The project, known as Operation Christmas Child, allows for those who wish to participate to fill boxes with goods for boys and girls of different ages from across the world.

Items that can be included are small toy cars, yo-yos, t-shirts, jump ropes and hygienic products.

Non-perishable, non-chocolate candies and personal notes may also be included if the donor wishes.

Bowling Green sophomore Addie Dodson, who is a member of Omega Phi Alpha, said the project is just one of the chapter’s nation-wide projects.

According to Dodson, the sorority has been ready for the project since Rush Week, when pledges wrapped the boxes that contain the items.

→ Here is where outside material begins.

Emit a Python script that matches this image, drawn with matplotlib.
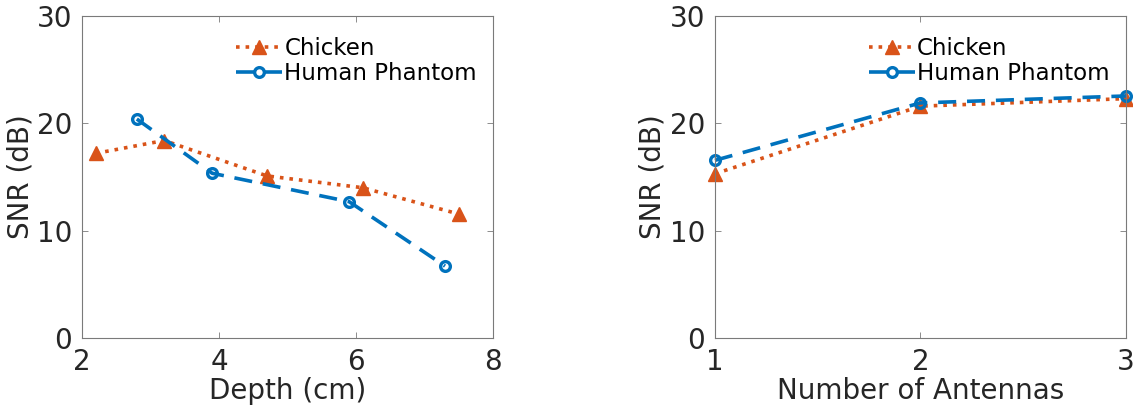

“It’s small, but children really enjoy it,” she said. “It brings them a little bit of happiness this time of year.”

Ben Brewster, the university pastor with Baptist Campus

Ministries, is also involved with spreading the word about the project, and also has a personal connection to it.

“My parents live in Honduras and work in an orphanage,” he said. “And last year some shoeboxes from Samaritan’s Purse showed up, and so it’s really cool to see it on the other end.”

Brewster said that other organizations are still accepting boxes until Monday.

That’s when trucks come to pick up the boxes and take them to a regional office in Georgia, according to Betty Harper, who is the coordinator of the Communion Center at Forest Park Baptist Church, located on Old Morgantown Road.

Harper, who said that this is the 14th year the church has participated in the project, said there are eight relays, or small collecting sites in the area, in addition to other groups and churches that are collecting boxes.

Once patrons donate boxes, a volunteer team rubber bands the boxes shut and puts 18 to 22 of them in a shipping cart.

They stay in the building until WKU students or other volunteers come and help load them onto trucks, who then take the boxes to a processing center in Georgia.

Once there, the boxes are inspected thoroughly to make sure items like toy guns, liquids and chocolate do not make it past the point.

From there, they make their way across the world, some even staying within the U.S.

Helen Taylor, a volunteer at Forest Park Baptist Church, said the boxes make their way to children in the most interesting ways.

“They’ve traveled on elephants and mules,” she said. “It’s wonderful. Many kids who have nothing here in the U.S. are rich compared to them.”

The church is open 8 a.m. to 4 p.m. daily, and is accepting boxes until six p.m. next Monday.

Dodson also added that next Monday, Omega Phi Alpha will be collecting boxes on the second floor of Downing University Center from 11 a.m. to 1 p.m.